Background: Few studies of the neurocognitive performance of patients with bipolar disorder have been performed while patients are in the euthymic state.
Methods: Twenty-five euthymic bipolar patients (12 with and 13 without a history of alcohol dependence) were compared with 22 normal control subjects on a neuropsychological test battery assessing a range of cognitive domains. The relationship between subjects' neurocognitive performance and the course-of-illness variables (lifetime episodes and duration of mania, depression, or both), as well as current lithium level, was determined.

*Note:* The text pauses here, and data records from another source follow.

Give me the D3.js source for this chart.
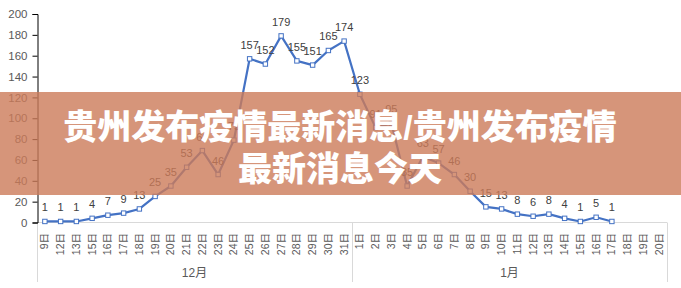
<!DOCTYPE html>
<html lang="zh">
<head>
  <meta charset="UTF-8" />
  <title>贵州发布疫情最新消息</title>
  <script src="https://d3js.org/d3.v7.min.js"></script>
  <style>
    body { margin: 0; background: #fff; }
    svg { display: block; }
    text { font-family: "Liberation Sans", "Noto Sans CJK SC", sans-serif; }
  </style>
</head>
<body>
  <svg id="chart" width="681" height="288"></svg>
  <script>
    // day labels, grouped by month
    const decDays = ["9日", "12日", "13日", "15日", "16日", "17日", "18日", "19日", "20日", "21日",
      "22日", "23日", "24日", "25日", "26日", "27日", "28日", "29日", "30日", "31日"];
    const janDays = ["1日", "2日", "3日", "4日", "5日", "6日", "7日", "8日", "9日", "10日",
      "11日", "12日", "13日", "14日", "15日", "16日", "17日", "18日", "19日", "20日"];
    const months = ["12月", "1月"];

    const decValues = [1, 1, 1, 4, 7, 9, 13, 25, 35, 53, 69, 46, 79, 157, 152, 179, 155, 151, 165, 174];
    const janValues = [123, 91, 95, 35, 63, 57, 46, 30, 15, 13, 8, 6, 8, 4, 1, 5, 1, null, null, null];

    const yTicks = d3.range(0, 201, 20);
    const titleLines = ["贵州发布疫情最新消息/贵州发布疫情", "最新消息今天"];

    const svg = d3.select("#chart");
    const plotL = 37, plotR = 667, plotT = 14, plotB = 222.5;

    const cats = decDays.map((d, i) => ({ key: "d" + i, label: d, value: decValues[i] }))
      .concat(janDays.map((d, i) => ({ key: "j" + i, label: d, value: janValues[i] })));

    const x = d3.scaleBand().domain(cats.map(c => c.key)).range([plotL, plotR]);
    const y = d3.scaleLinear().domain([0, 200]).range([plotB, plotT]);
    const cx = k => x(k) + x.bandwidth() / 2;

    // category axis: baseline + group separators
    svg.append("line")
      .attr("x1", plotL).attr("x2", plotR).attr("y1", plotB).attr("y2", plotB)
      .attr("stroke", "#d9d9d9").attr("stroke-width", 1);
    const sepX = [plotL, x("j0"), plotR];
    svg.selectAll(".sep").data(sepX).enter().append("line")
      .attr("x1", d => Math.round(d) + 0.5).attr("x2", d => Math.round(d) + 0.5)
      .attr("y1", plotB).attr("y2", 282)
      .attr("stroke", "#d9d9d9");

    svg.selectAll(".xlab").data(cats).enter().append("text")
      .attr("transform", d => `translate(${cx(d.key) + 3.5},233) rotate(-90)`)
      .attr("text-anchor", "end")
      .attr("font-size", 10.5)
      .attr("fill", "#595959")
      .text(d => d.label);

    svg.selectAll(".mlab").data(months).enter().append("text")
      .attr("x", (d, i) => (sepX[i] + sepX[i + 1]) / 2)
      .attr("y", 277)
      .attr("text-anchor", "middle")
      .attr("font-size", 12)
      .attr("fill", "#595959")
      .text(d => d);

    // value axis
    const yAxis = svg.append("g")
      .attr("transform", `translate(${plotL + 0.5},0)`)
      .call(d3.axisLeft(y).tickValues(yTicks).tickSize(5).tickPadding(5));
    yAxis.select(".domain").attr("stroke", "#000");
    yAxis.selectAll(".tick line").attr("stroke", "#000");
    yAxis.selectAll(".tick text").attr("fill", "#595959").attr("font-size", 11.5)
      .attr("font-family", "Liberation Sans, sans-serif");

    // series
    const pts = cats.filter(c => c.value != null);
    const line = d3.line().x(d => cx(d.key)).y(d => y(d.value));
    svg.append("path").datum(pts)
      .attr("d", line)
      .attr("fill", "none")
      .attr("stroke", "#4472c4")
      .attr("stroke-width", 2.2)
      .attr("stroke-linejoin", "round");

    svg.selectAll(".pt").data(pts).enter().append("rect")
      .attr("x", d => cx(d.key) - 2.2).attr("y", d => y(d.value) - 2.2)
      .attr("width", 4.4).attr("height", 4.4)
      .attr("fill", "#fff").attr("stroke", "#4472c4").attr("stroke-width", 1);

    svg.selectAll(".vlab").data(pts).enter().append("text")
      .attr("x", d => cx(d.key))
      .attr("y", d => y(d.value) - 10)
      .attr("text-anchor", "middle")
      .attr("font-size", 11)
      .attr("fill", "#404040")
      .text(d => d.value);

    // title banner
    svg.append("rect")
      .attr("x", 0).attr("y", 92).attr("width", 681).attr("height", 103)
      .attr("fill", "rgb(204,122,89)").attr("opacity", 0.8);

    svg.selectAll(".title").data(titleLines).enter().append("text")
      .attr("x", 340)
      .attr("y", (d, i) => 139 + i * 42)
      .attr("text-anchor", "middle")
      .attr("font-family", "Noto Sans CJK SC, sans-serif")
      .attr("font-weight", 900)
      .attr("font-size", 34)
      .attr("fill", "#fff")
      .text(d => d);
  </script>
</body>
</html>
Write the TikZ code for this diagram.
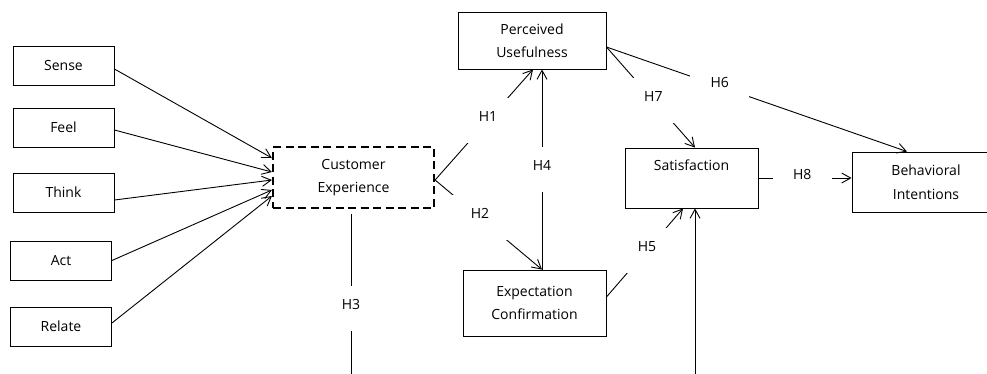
\documentclass[tikz,border=0pt]{standalone}
\usepackage{fontspec}
\setmainfont{Open Sans}
\usetikzlibrary{arrows.meta, positioning}

\begin{document}
\begin{tikzpicture}[x=1pt, y=-1pt,
    >={Straight Barb[length=9pt, width=10pt]},
    font=\fontsize{14}{23.5}\selectfont,
    box/.style={draw, line width=0.9pt, align=center, inner sep=0pt},
    dim/.style={box, minimum width=101pt, minimum height=39pt},
    hyp/.style={fill=white, minimum width=59pt, minimum height=45pt, inner sep=0pt, text height=10pt, text depth=8pt},
    link/.style={->, line width=0.9pt}]
\clip (0, 0) rectangle (987, 373);

\node[dim] (sense) at (63.5, 65.5) {Sense};
\node[dim] (feel) at (63.5, 127.5) {Feel};
\node[dim] (think) at (63.5, 192.5) {Think};
\node[dim] (act) at (61, 260.5) {Act};
\node[dim] (relate) at (61, 326.5) {Relate};
\node[box, dash pattern=on 8pt off 4.5pt, line width=2.2pt, minimum width=161pt, minimum height=61pt] (ce) at (353.5, 177.5) {Customer\\Experience};
\node[box, minimum width=148pt, minimum height=57pt] (pu) at (532, 40.5) {Perceived\\Usefulness};
\node[box, minimum width=143pt, minimum height=66pt] (ec) at (534.5, 303) {Expectation\\Confirmation};
\node[box, minimum width=133pt, minimum height=60pt, text height=10pt, text depth=25pt] (sat) at (691.5, 178) {Satisfaction};
\node[box, minimum width=148pt, minimum height=60pt] (bi) at (926, 182) {Behavioral\\Intentions};

\draw
([yshift=-3.5pt]sense.east) edge[link] ([yshift=19.5pt]ce.west)
([yshift=-2.5pt]feel.east) edge[link] ([yshift=5.5pt]ce.west)
([yshift=-7.5pt]think.east) edge[link] ([yshift=-2.5pt]ce.west)
(act.east) edge[link] ([yshift=-12.5pt]ce.west)
([yshift=3.5pt]relate.east) edge[link] ([yshift=-18.5pt]ce.west)
([yshift=-2.5pt]ce.east) edge[link] node[hyp, pos=0.54]{H1} ([xshift=1pt]pu.south)
([yshift=-2.5pt]ce.east) edge[link] node[hyp, pos=0.42]{H2} ([xshift=7.5pt]ec.north)
([xshift=7.5pt]ec.north) edge[link] node[hyp, pos=0.5]{H4} ([xshift=10pt]pu.south)
([yshift=6pt]ec.east) edge[link] node[hyp, pos=0.53]{H5} ([xshift=-8.5pt]sat.south)
([yshift=-6.5pt]pu.east) edge[link] node[hyp, pos=0.53]{H7} ([xshift=3.5pt]sat.north)
([yshift=-6.5pt]pu.east) edge[link] node[hyp, pos=0.377]{H6} ([xshift=-19pt]bi.north)
(sat.east) edge[link] node[hyp, pos=0.47]{H8} ([yshift=4pt]bi.west);

% H3 runs below the visible part
\draw[link] ([xshift=-2.5pt, yshift=-5pt]ce.south) -- node[hyp]{H3} ++(0, 189) -| ([xshift=3.5pt]sat.south);
\end{tikzpicture}
\end{document}
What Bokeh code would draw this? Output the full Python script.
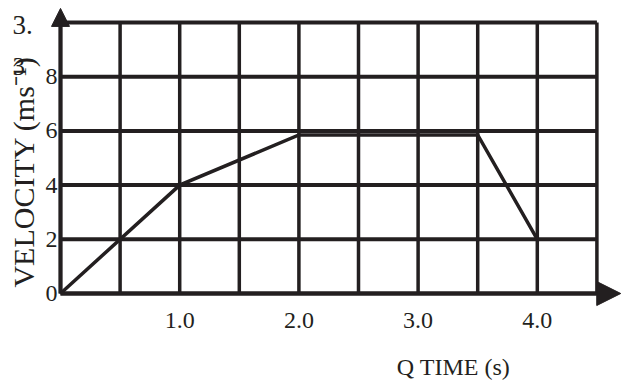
from math import pi
from bokeh.plotting import figure
from bokeh.models import Range1d, Arrow, NormalHead, Label, FixedTicker, NumeralTickFormatter
from bokeh.embed import file_html
from bokeh.resources import INLINE

# ---- data ----
time_s = [0.0, 1.0, 2.0, 3.5, 4.0]
velocity = [0.0, 4.0, 5.85, 5.85, 2.0]
x_ticks = [1.0, 2.0, 3.0, 4.0]
y_ticks = [0, 2, 4, 6, 8]
grid_x = [0.0, 0.5, 1.0, 1.5, 2.0, 2.5, 3.0, 3.5, 4.0, 4.5]
grid_y = [0, 2, 4, 6, 8, 10]

INK = "#231f20"
FONT = "Liberation Serif"

p = figure(width=626, height=382, output_backend="svg", toolbar_location=None,
           x_range=Range1d(-0.5034, 4.7483), y_range=Range1d(-3.284, 10.812),
           min_border=0)
p.outline_line_color = None
p.xgrid.visible = False
p.ygrid.visible = False
p.background_fill_color = "white"
p.border_fill_color = "white"

# grid as segments
p.segment(x0=grid_x, y0=[grid_y[0]] * len(grid_x), x1=grid_x, y1=[grid_y[-1]] * len(grid_x),
          line_color=INK, line_width=3.5)
p.segment(x0=[grid_x[0]] * len(grid_y), y0=grid_y, x1=[grid_x[-1]] * len(grid_y), y1=grid_y,
          line_color=INK, line_width=4)

# data line
p.line(time_s, velocity, line_color=INK, line_width=3.5, line_join="miter")

# axes arrows
p.add_layout(Arrow(end=NormalHead(size=18, fill_color=INK, line_color=INK),
                   x_start=0, y_start=0, x_end=0, y_end=10.52,
                   line_color=INK, line_width=4))
p.add_layout(Arrow(end=NormalHead(size=24, fill_color=INK, line_color=INK),
                   x_start=0, y_start=0, x_end=4.70, y_end=0,
                   line_color=INK, line_width=4))

# axes (labels only)
for ax in (p.xaxis, p.yaxis):
    ax.fixed_location = 0
    ax.axis_line_color = None
    ax.major_tick_line_color = None
    ax.minor_tick_line_color = None
    ax.major_tick_in = 0
    ax.major_tick_out = 0
    ax.major_label_text_font = FONT
    ax.major_label_text_font_size = "24px"
    ax.major_label_text_color = INK

p.xaxis.ticker = FixedTicker(ticks=x_ticks)
p.xaxis.formatter = NumeralTickFormatter(format="0.0")
p.xaxis.major_label_standoff = 19
p.yaxis.ticker = FixedTicker(ticks=y_ticks)
p.yaxis.major_label_standoff = 3

# texts
p.add_layout(Label(x=-0.31, y=0.22, text="VELOCITY (ms\u207b\u00b9)", angle=pi / 2,
                   text_font=FONT, text_font_size="30px", text_color=INK,
                   text_align="left", text_baseline="alphabetic"))
p.add_layout(Label(x=3.297, y=-2.72, text="Q TIME (s)",
                   text_font=FONT, text_font_size="24px", text_color=INK,
                   text_align="center", text_baseline="middle"))
p.add_layout(Label(x=-0.403, y=9.89, text="3.",
                   text_font=FONT, text_font_size="27px", text_color=INK,
                   text_align="left", text_baseline="alphabetic"))
p.add_layout(Label(x=-0.403, y=8.38, text="3",
                   text_font=FONT, text_font_size="25px", text_color=INK,
                   text_align="left", text_baseline="alphabetic"))

open("out.html", "w").write(file_html(p, INLINE))
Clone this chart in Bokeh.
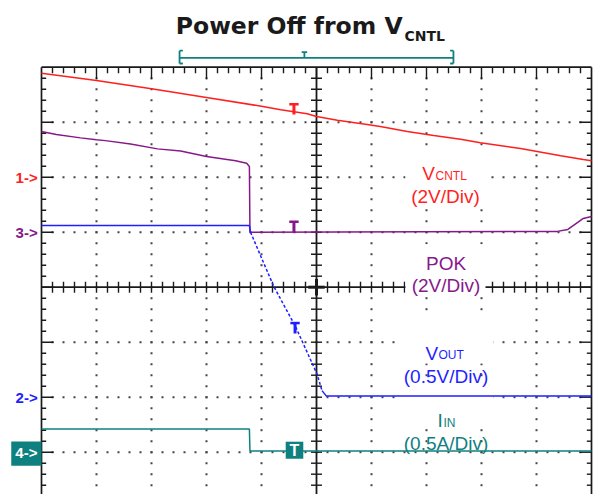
import numpy as np
from bokeh.plotting import figure
from bokeh.models import Range1d
from bokeh.core.properties import value
from bokeh.embed import file_html
from bokeh.resources import INLINE

# ---------------- data (time in screen divisions, values in physical units) -------------
vcntl_t = [0.0, 1.0, 2.0, 3.0, 4.0, 4.35, 4.83, 5.0, 5.38, 5.92, 6.16, 6.65, 7.13, 7.62, 7.98, 8.71, 9.44, 9.85, 10.0]
vcntl_v = [3.78, 3.52, 3.22, 2.90, 2.58, 2.45, 2.31, 2.21, 2.07, 1.92, 1.84, 1.66, 1.52, 1.38, 1.25, 1.04, 0.78, 0.64, 0.60]

pok_t = [0.0, 0.27, 0.71, 1.0, 1.16, 1.62, 2.11, 2.53, 3.0, 3.53, 3.73, 3.78, 3.79, 9.38, 9.57, 9.75, 9.85, 10.0]
pok_v = [3.66, 3.55, 3.43, 3.36, 3.33, 3.21, 3.03, 2.95, 2.75, 2.60, 2.51, 2.39, 0.0, 0.03, 0.10, 0.36, 0.50, 0.57]

vout_t = [0.0, 3.78, 3.80, 4.22, 4.62, 5.01, 5.10, 5.18, 10.0]
vout_v = [1.56, 1.56, 1.50, 1.01, 0.64, 0.21, 0.06, 0.01, 0.01]

iin_t = [0.0, 3.78, 3.79, 10.0]
iin_a = [0.21, 0.21, 0.01, 0.01]

# channel ground level (div) and scale (units/div)
channels = {
    "vcntl": (6.0, 2.0),
    "pok": (5.0, 2.0),
    "vout": (2.0, 0.5),
    "iin": (1.0, 0.5),
}
# trigger-level markers: time (div) and level (div) of red, purple, blue, teal
trig_x = [4.59, 4.59, 4.61, 4.60]
trig_base = [7.138, 5.0, 3.158, 1.036]

RED = "#ff1f1f"
PURPLE = "#86198a"
BLUE = "#1f1fff"
TEAL = "#0f8080"
INK = "#1a1a1a"


def to_div(vals, ch):
    g, s = channels[ch]
    return [g + v / s for v in vals]


W, H = 597, 494
X0, X1 = -41 / 55, (W - 41) / 55
Y0, Y1 = 8 - (H - 66.7) / 55, 8 + 66.7 / 55

p = figure(width=W, height=H, x_range=Range1d(X0, X1), y_range=Range1d(Y0, Y1),
           output_backend="svg", toolbar_location=None, min_border=0,
           x_axis_location=None, y_axis_location=None)
p.grid.visible = False
p.outline_line_color = None
p.background_fill_color = "white"
p.border_fill_color = "white"

# ---------------- graticule ----------------
ys = np.round(np.arange(0.2, 8.0, 0.2), 6)
xs = np.round(np.arange(0.2, 10.0, 0.2), 6)
ymaj = np.isclose(ys - np.round(ys), 0)
xmaj = np.isclose(xs - np.round(xs), 0)

# dotted grid
dx, dy = [], []
for gx in [1, 2, 3, 4, 6, 7, 8, 9]:
    dx += [gx] * len(ys)
    dy += list(ys)
for gy in [1, 2, 3, 5, 6, 7]:
    dx += list(xs)
    dy += [gy] * len(xs)
p.scatter(dx, dy, marker="square", size=2, color="#444444", line_color=None)

# frame
p.segment(x0=[0, 0, 10], y0=[8, Y0 - 1, Y0 - 1], x1=[10, 0, 10], y1=[8, 8, 8],
          line_color=INK, line_width=1.7)
# edge ticks
lt = np.where(ymaj, 0.22, 0.085)
p.segment(x0=np.zeros_like(ys), y0=ys, x1=lt, y1=ys, line_color=INK, line_width=1.4)
p.segment(x0=np.full_like(ys, 10), y0=ys, x1=10 - lt, y1=ys, line_color=INK, line_width=1.4)
tt = np.where(xmaj, 0.22, 0.11)
p.segment(x0=xs, y0=np.full_like(xs, 8), x1=xs, y1=8 - tt, line_color=INK, line_width=1.4)

# centre cross-hair
p.segment(x0=[0, 5], y0=[4, Y0 - 1], x1=[10, 5], y1=[4, 8], line_color=INK, line_width=1.8)
p.segment(x0=xs, y0=np.full_like(xs, 3.9), x1=xs, y1=np.full_like(xs, 4.1), line_color=INK, line_width=1.4)
p.segment(x0=np.full_like(ys, 4.9), y0=ys, x1=np.full_like(ys, 5.1), y1=ys, line_color=INK, line_width=1.4)
p.segment(x0=[4.85, 5], y0=[4, 3.85], x1=[5.15, 5], y1=[4, 4.15], line_color=INK, line_width=3)

# white backgrounds behind the channel captions
p.rect(x=[7.345, 7.345, 7.355, 7.355], y=[6.0, 4.32, 3.04, 1.87],
       width=[1.455, 1.455, 1.727, 1.727], height=[0.89, 0.92, 0.85, 0.87],
       fill_color="white", line_color=None)

# ---------------- traces ----------------
p.line(vcntl_t, to_div(vcntl_v, "vcntl"), line_color=RED, line_width=1.5)
p.line(pok_t, to_div(pok_v, "pok"), line_color=PURPLE, line_width=1.5)
vy = to_div(vout_v, "vout")
p.line(vout_t[:3], vy[:3], line_color=BLUE, line_width=1.5)
p.line(vout_t[2:7], vy[2:7], line_color=BLUE, line_width=1.5, line_dash="3 2")
p.line(vout_t[6:], vy[6:], line_color=BLUE, line_width=1.5)
p.line(iin_t, to_div(iin_a, "iin"), line_color=TEAL, line_width=1.5)

# trigger markers (T shapes)
tc = [RED, PURPLE, BLUE]
tx = np.array(trig_x[:3])
tb = np.array(trig_base[:3])
p.segment(x0=tx, y0=tb, x1=tx, y1=tb + 0.19, line_color=tc, line_width=3)
p.segment(x0=tx - 0.085, y0=tb + 0.19, x1=tx + 0.085, y1=tb + 0.19, line_color=tc, line_width=2.5)
TF = value("Liberation Sans")
p.rect(x=[trig_x[3]], y=[trig_base[3]], width=0.32, height=0.31, fill_color=TEAL, line_color=None)
p.text(x=[trig_x[3]], y=[trig_base[3] - 0.005], text=["T"], text_color="white", text_font=TF,
       text_font_style="bold", text_font_size="16px", text_align="center", text_baseline="middle")

# ---------------- channel markers ----------------
p.text(x=[-0.07, -0.07, -0.07], y=[6.0, 5.0, 2.0], text=["1->", "3->", "2->"],
       text_color=[RED, PURPLE, BLUE], text_font=TF, text_font_size="15px", text_font_style="bold",
       text_align="right", text_baseline="middle")
p.rect(x=[-0.275], y=[0.975], width=0.55, height=0.44, fill_color=TEAL, line_color=None)
p.text(x=[-0.275], y=[0.99], text=["4->"], text_color="white", text_font=TF,
       text_font_style="bold", text_font_size="15px", text_align="center", text_baseline="middle")

# ---------------- trace labels ----------------
def lbl(x, y, t, c, size="19px", align="left"):
    p.text(x=[x], y=[y], text=[t], text_color=c, text_font=TF, text_font_size=size,
           text_align=align, text_baseline="alphabetic")

lbl(6.922, 6.067, "V", RED)
lbl(7.164, 6.03, "CNTL", RED, "12px")
lbl(7.345, 5.658, "(2V/Div)", RED, align="center")
lbl(7.355, 4.436, "POK", PURPLE, align="center")
lbl(7.355, 4.04, "(2V/Div)", PURPLE, align="center")
lbl(6.982, 2.80, "V", BLUE)
lbl(7.218, 2.767, "OUT", BLUE, "12px")
lbl(7.355, 2.385, "(0.5V/Div)", BLUE, align="center")
lbl(7.20, 1.576, "I", TEAL)
lbl(7.309, 1.54, "IN", TEAL, "12px")
lbl(7.355, 1.167, "(0.5A/Div)", TEAL, align="center")

# ---------------- top bracket ----------------
bx0, bx1, by, bt = 2.51, 7.49, 8.171, 4.78
p.segment(x0=[bx0, bx0, bx0, bx0, bx1, bx1, bx1, bt, bt - 0.05],
          y0=[by, 8.067, 8.30, 8.067, 8.067, 8.30, 8.067, by, 8.273],
          x1=[bx1, bx0, bx0 + 0.06, bx0 + 0.06, bx1, bx1 - 0.06, bx1 - 0.06, bt, bt + 0.05],
          y1=[by, 8.30, 8.30, 8.067, 8.30, 8.30, 8.067, 8.273, 8.273],
          line_color=TEAL, line_width=1.8)

# ---------------- title ----------------
p.text(x=[6.565], y=[8.758], text=["Power Off from V"], text_color=INK,
       text_font=value("DejaVu Sans"), text_font_style="bold", text_font_size="23.5px",
       text_align="right", text_baseline="alphabetic")
p.text(x=[6.60], y=[8.56], text=["CNTL"], text_color=INK,
       text_font=value("DejaVu Sans"), text_font_style="bold", text_font_size="14px",
       text_align="left", text_baseline="alphabetic")

open("out.html", "w").write(file_html(p, INLINE))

Results: The results indicated differences across the groups, with the bipolar patients with and without alcohol dependence performing more poorly than controls on tests of verbal memory. Furthermore, bipolar subjects with a history of alcohol dependence had additional decrements in executive (i.e., frontal lobe) functions when compared with controls. For subjects in the bipolar group, lifetime months of mania and depression were negatively correlated with performance in verbal memory and several executive function measures.
Conclusions: Our findings support the presence of persistent neurocognitive difficulties in patients with long-standing bipolar disorder who are not in the psychiatrically acute state or who are suffering the effects of alcohol abuse and suggest that there may be an aggregate negative effect of lifetime duration of bipolar illness on memory and frontal or executive systems.